Ability bonuses are basically useless because they rely on the weak skill system, and the skill system is unreliable and hard to use in practice. (because it lacks mechanics)
While neither the echo knight nor the battle master causes blindness specifically, the main benefit of blindness is advantage / disadvantage and battle masters have maneuvers to accomplish that.
I am saying that warriors need a way to do X. You are saying the result of X is Y and since warriors can also do Y this is fine. But we know that they are not the same, so this is invalid.
But counter example in case you want me to be rigorous:
A blind person cannot see.
A person with disadvantage can see.
Hence blindness and disadvantage are not the same.
Battle masters have the menacing attack maneuver to create the frightened condition.
It's a good thing too because that ability is cool, but it is one ability in one class and it is much less impactful than the fear spell, and it has no utility outside of combat either.
Being good at damage is something. Being good and taking damage is something. Another way to escape a cell is to break the door, or pick the lock, or pick pocket the keys.
Yes but the non-rogue martial is going to be worse at all, and at higher levels you will need to build a special anti-magic cell to hold the caster. Any conventionally built cell can hold a high level rogue.
And this is also related to the crappy skill system.
Something that's also good at preventing spells is the ability to inflict the dead condition. Martial classes doing a lot of damage to drop a spell caster does wonders. Something else that works is a monk readying to stun a caster when they cast the spell thereby interrupting the action with the stunned condition, or just stun ahead of time. High level rogues can do this too with potent strike and the unconscious condition.
This is only tangentially engaging with the mechanic in question.
The monk example is interesting, however. My understanding of ready action is that the reaction occurs after the trigger and would not interrupt the spell. Has this been changed in 2024 and I missed it?
By the time high level casters can cast spells to travel quickly (which is nothing but a convenience) the high level martials can pay for the service from NPCs.
And so can anyone else, including the casters.
This is fundamentally a version of the argument that utility does not exist. It's a bad argument.
Is being able to resurrect the dead really more impressive than not dying in the first place because of more hit points and better armor? Again, this is also a service for which high level PC's can pay, or often the DM can side quest it.
Yes, but paying for it from an NPC is admitting that this utility is unavailable to them.

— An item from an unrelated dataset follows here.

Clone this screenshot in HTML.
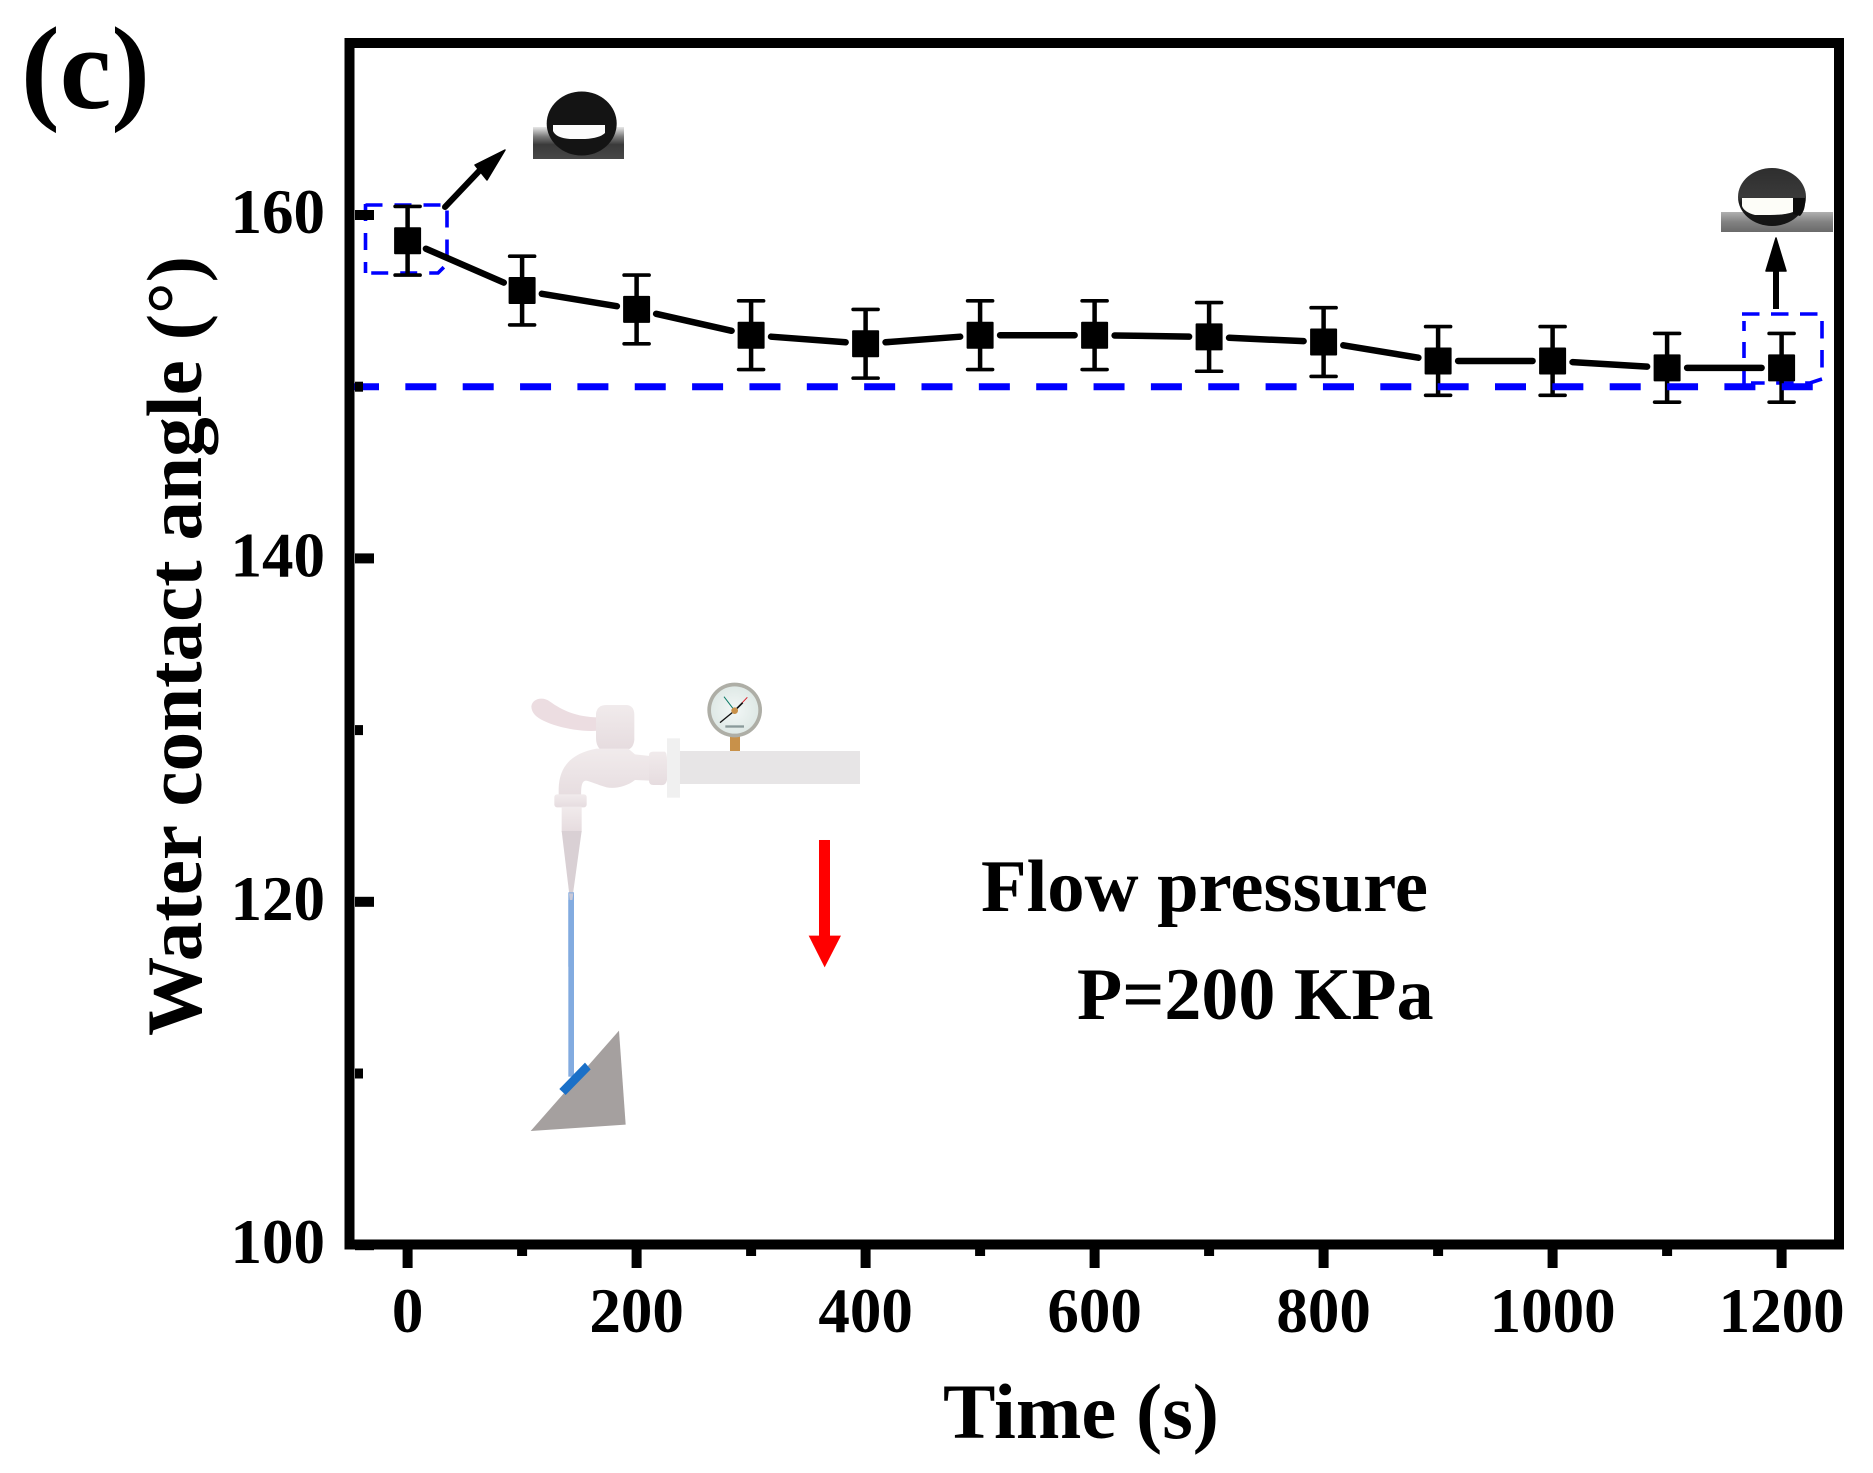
<!DOCTYPE html>
<html lang="en">
<head>
<meta charset="utf-8">
<title>Water contact angle vs time</title>
<style>
html,body{margin:0;padding:0;background:#fff;}
svg{display:block;}
text{font-family:"Liberation Serif",serif;font-weight:bold;fill:#000;}
</style>
</head>
<body>
<svg id="chart" xmlns="http://www.w3.org/2000/svg" width="1873" height="1473" viewBox="0 0 1873 1473">
  <defs>
    <linearGradient id="stripA" x1="0" y1="0" x2="0" y2="1">
      <stop offset="0" stop-color="#e8e8e8"/>
      <stop offset="0.3" stop-color="#7a7a7a"/>
      <stop offset="0.55" stop-color="#3a3a3a"/>
      <stop offset="1" stop-color="#474747"/>
    </linearGradient>
    <linearGradient id="stripB" x1="0" y1="0" x2="0" y2="1">
      <stop offset="0" stop-color="#b0b0b0"/>
      <stop offset="0.5" stop-color="#828282"/>
      <stop offset="1" stop-color="#6a6a6a"/>
    </linearGradient>
    <linearGradient id="dropB" x1="0" y1="0" x2="0" y2="1">
      <stop offset="0" stop-color="#2e2e2e"/>
      <stop offset="0.5" stop-color="#3a3a3a"/>
      <stop offset="0.6" stop-color="#1a1a1a"/>
      <stop offset="1" stop-color="#141414"/>
    </linearGradient>
    <radialGradient id="gaugeFace" cx="0.5" cy="0.5" r="0.5">
      <stop offset="0" stop-color="#f2f7f6"/>
      <stop offset="1" stop-color="#dfe9e6"/>
    </radialGradient>
    <linearGradient id="tapShade" x1="0" y1="0" x2="0" y2="1">
      <stop offset="0" stop-color="#f1ebec"/>
      <stop offset="1" stop-color="#e6dcdf"/>
    </linearGradient>
  </defs>
  <rect x="0" y="0" width="1873" height="1473" fill="#fff"/>

  <text x="21" y="108" font-size="118" textLength="129" lengthAdjust="spacingAndGlyphs">(c)</text>

  <!-- droplet photo, start -->
  <g>
    <rect x="533" y="127" width="91" height="32" fill="url(#stripA)"/>
    <ellipse cx="581.7" cy="123.5" rx="35" ry="32" fill="#141414"/>
    <path d="M553 125 H605 V133 Q600 138 585 139 L570 139 Q556 138 553 131 Z" fill="#fcfcfc"/>
  </g>

  <!-- droplet photo, end -->
  <g>
    <rect x="1721" y="212" width="112" height="20" fill="url(#stripB)"/>
    <ellipse cx="1772" cy="197" rx="34" ry="29" fill="url(#dropB)"/>
    <path d="M1742 198 H1793 V212 Q1785 215 1770 215 L1755 215 Q1744 212 1742 206 Z" fill="#fdfdf8"/>
    <path d="M1793 198 H1805 Q1806 210 1800 216 L1793 214 Z" fill="#0c0c0c"/>
  </g>

  <!-- annotation arrows -->
  <g>
    <line x1="445" y1="207" x2="482" y2="168" stroke="#000" stroke-width="6" stroke-linecap="round"/>
    <polygon points="505,150 487,180 475,165" fill="#000" stroke="#000" stroke-width="1.5" stroke-linejoin="round"/>
  </g>
  <g>
    <rect x="1773" y="268" width="6" height="41" fill="#000"/>
    <polygon points="1776,238 1786,271 1766,271" fill="#000" stroke="#000" stroke-width="1.5" stroke-linejoin="round"/>
  </g>

  <!-- highlight boxes -->
  <g fill="none" stroke="#0000ff" stroke-width="3.6">
    <path d="M365.5 205 H447 V264 L438 273 H365.5" stroke-dasharray="17 12"/>
    <path d="M365.5 204 V273" stroke-dasharray="17 12"/>
  </g>
  <g fill="none" stroke="#0000ff" stroke-width="3.6">
    <path d="M1742 314 H1822 V379 L1810 383 H1751" stroke-dasharray="17.5 11.5"/>
    <path d="M1744 321 V384" stroke-dasharray="10 11 16 13 14"/>
  </g>

  <!-- tap illustration, drawn in zoomed crop coordinates -->
  <g>
    <g transform="translate(500,660) scale(0.33333)">
      <rect x="540" y="273" width="540" height="99" fill="#e7e5e6"/>
      <rect x="501" y="235" width="39" height="178" fill="#f0f0f0"/>
      <g>
        <rect x="690" y="228" width="30" height="45" fill="#c8914a"/>
        <circle cx="704" cy="150" r="82" fill="#aeaea6"/>
        <circle cx="704" cy="150" r="71" fill="url(#gaugeFace)"/>
        <line x1="704" y1="152" x2="660" y2="188" stroke="#111" stroke-width="4"/>
        <line x1="704" y1="152" x2="742" y2="112" stroke="#d81f2a" stroke-width="3"/>
        <line x1="704" y1="152" x2="672" y2="110" stroke="#0a7a66" stroke-width="3"/>
        <line x1="704" y1="152" x2="728" y2="128" stroke="#111" stroke-width="5"/>
        <circle cx="704" cy="152" r="10" fill="#c8914a"/>
        <rect x="676" y="196" width="56" height="7" fill="#8a9a9a"/>
      </g>
      <g fill="url(#tapShade)">
        <path d="M94 140 C96 116 128 108 150 125 C185 150 230 172 295 172 L295 212 C225 218 130 192 105 165 Q95 155 94 140 Z" fill="#ecdde1"/>
        <path d="M288 160 Q292 135 320 135 L380 135 Q403 137 403 165 L403 240 Q400 264 385 268 L300 268 Q288 255 288 235 Z"/>
        <path d="M176 420 L176 385 C178 320 213 280 290 266 L385 266 L405 283 L450 288 L450 362 L405 360 C380 380 345 387 320 382 C290 374 272 364 258 362 C244 362 242 385 244 420 Z"/>
        <path d="M447 285 Q447 275 460 275 L495 275 Q501 280 501 300 L501 360 Q498 378 480 375 L460 375 Q447 375 447 362 Z"/>
        <rect x="163" y="403" width="97" height="39" rx="8"/>
        <rect x="185" y="440" width="60" height="75"/>
      </g>
      <polygon points="185,513 245,513 213,745" fill="#d9d0d4"/>
      <rect x="205" y="697" width="17" height="223" fill="#82abe0"/>
      <polygon points="207,700 220,700 213,750" fill="#d9d0d4" opacity="0.8"/>
    </g>
    <g transform="translate(500,900) scale(0.33333)">
      <rect x="205" y="0" width="17" height="530" fill="#82abe0"/>
      <polygon points="357,392 377,674 92,693" fill="#a5a09f"/>
      <polygon points="178,567 255,488 272,508 197,585" fill="#1a70c8"/>
    </g>
  </g>

  <!-- flow arrow and note -->
  <g transform="translate(500,660) scale(0.33333)">
    <rect x="957" y="540" width="33" height="290" fill="#ff0000"/>
    <polygon points="926,827 1023,827 974,922" fill="#ff0000"/>
  </g>
  <text x="981" y="911" font-size="74" textLength="447" lengthAdjust="spacingAndGlyphs">Flow pressure</text>
  <text x="1077" y="1019" font-size="74">P=200 KPa</text>

  <g id="series-layer"></g>
  <g id="threshold-layer"></g>

  <!-- plot frame -->
  <rect x="349.5" y="43" width="1489.5" height="1201.5" fill="none" stroke="#000" stroke-width="10"/>
  <g id="axis-layer"></g>

  <text x="943" y="1438" font-size="78" textLength="276" lengthAdjust="spacingAndGlyphs">Time (s)</text>
  <text x="201" y="1036" font-size="78" textLength="780" lengthAdjust="spacingAndGlyphs" transform="rotate(-90 201 1036)">Water contact angle (°)</text>
</svg>

<script>
var times = [0, 100, 200, 300, 400, 500, 600, 700, 800, 900, 1000, 1100, 1200];
var angles = [158.5, 155.6, 154.5, 153.0, 152.5, 153.0, 153.0, 152.9, 152.6, 151.5, 151.5, 151.1, 151.1];
var errors = [2, 2, 2, 2, 2, 2, 2, 2, 2, 2, 2, 2, 2];
var xMajorTicks = [0, 200, 400, 600, 800, 1000, 1200];
var xMinorTicks = [100, 300, 500, 700, 900, 1100];
var yMajorTicks = [100, 120, 140, 160];
var yMinorTicks = [110, 130, 150];
var thresholdValue = [150];

var SVGNS = 'http://www.w3.org/2000/svg';
function xScale(t) { return 407.6 + (t - 0) * 1.145; }
function yScale(v) { return 215 + (160 - v) * 17.17; }
function make(tag, parent, attrs) {
  var el = document.createElementNS(SVGNS, tag);
  for (var k in attrs) { el.setAttribute(k, attrs[k]); }
  parent.appendChild(el);
  return el;
}

var seriesLayer = document.getElementById('series-layer');
var thresholdLayer = document.getElementById('threshold-layer');
var axisLayer = document.getElementById('axis-layer');

/* connecting line segments, with a gap around each marker */
function drawSegments() {
  for (var i = 0; i < times.length - 1; i++) {
    var x1 = xScale(times[i]), y1 = yScale(angles[i]);
    var x2 = xScale(times[i + 1]), y2 = yScale(angles[i + 1]);
    var len = Math.sqrt((x2 - x1) * (x2 - x1) + (y2 - y1) * (y2 - y1));
    var ux = (x2 - x1) / len, uy = (y2 - y1) / len;
    var gap = 20;
    var seg = make('line', seriesLayer, {
      x1: x1 + ux * gap, y1: y1 + uy * gap,
      x2: x2 - ux * gap, y2: y2 - uy * gap,
      stroke: '#000', 'stroke-width': 6.5, 'stroke-linecap': 'round'
    });
    
    
  }
}

/* error bars and markers */
function drawPoints() {
  for (var j = 0; j < times.length; j++) {
    var cx = xScale(times[j]);
    var cy = yScale(angles[j]);
    var errTop = yScale(angles[j] + errors[j]);
    var errBottom = yScale(angles[j] - errors[j]);
    var stem = make('line', seriesLayer, { x1: cx, x2: cx, y1: errTop, y2: errBottom, stroke: '#000', 'stroke-width': 4.5 });
    
    
    var capTop = make('line', seriesLayer, { x1: cx - 12.5, x2: cx + 12.5, y1: errTop, y2: errTop, stroke: '#000', 'stroke-width': 3.6, 'stroke-linecap': 'round' });
    
    
    var capBottom = make('line', seriesLayer, { x1: cx - 12.5, x2: cx + 12.5, y1: errBottom, y2: errBottom, stroke: '#000', 'stroke-width': 3.6, 'stroke-linecap': 'round' });
    
    
    var marker = make('rect', seriesLayer, { x: cx - 13.5, y: cy - 13.5, width: 27, height: 27, rx: 1, fill: '#000' });
    
    
  }
}

/* 150 degree threshold line */
function drawThreshold() {
  var threshold = make('line', thresholdLayer, {
    x1: 348, x2: 1813, y1: yScale(thresholdValue[0]), y2: yScale(thresholdValue[0]),
    stroke: '#0000ff', 'stroke-width': 7, 'stroke-dasharray': '31 26.35'
  });
  
  
}

/* axis ticks */
function drawAxes() {
  xMajorTicks.forEach(function (t) {
    var tick = make('rect', axisLayer, { x: xScale(t) - 5, y: 1249, width: 10, height: 19, fill: '#000' });
    
    
    var label = make('text', axisLayer, { x: xScale(t), y: 1332, 'font-size': 63, 'text-anchor': 'middle' });
    label.textContent = String(t);
    
    
  });
  xMinorTicks.forEach(function (t) {
    var tick = make('rect', axisLayer, { x: xScale(t) - 5, y: 1249, width: 10, height: 7, fill: '#000' });
    
    
  });
  yMajorTicks.forEach(function (v) {
    var tick = make('rect', axisLayer, { x: 355, y: yScale(v) - 5, width: 19, height: 10, fill: '#000' });
    
    
    var label = make('text', axisLayer, { x: 325, y: yScale(v) + 18, 'font-size': 63, 'text-anchor': 'end' });
    label.textContent = String(v);
    
    
  });
  yMinorTicks.forEach(function (v) {
    var tick = make('rect', axisLayer, { x: 355, y: yScale(v) - 5, width: 8, height: 10, fill: '#000' });
    
    
  });
}

drawSegments();
drawPoints();
drawThreshold();
drawAxes();
</script>
</body>
</html>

Everyone can heal themselves with short rest HD expenditure, the healer feat improves on healing, and second wind is an obvious source of healing. Rally can grant temp hp instead.
That's self healing which is not the same thing.
You seem to be ignoring what martials can do when you make your argument here. There are obviously things that spellcasters can do that non-spellcasters cannot, but that's because it's a class-based system and each class has it's own strengths and weaknesses including spell casters. ;-)
Only the potion example is really relevant for my argument.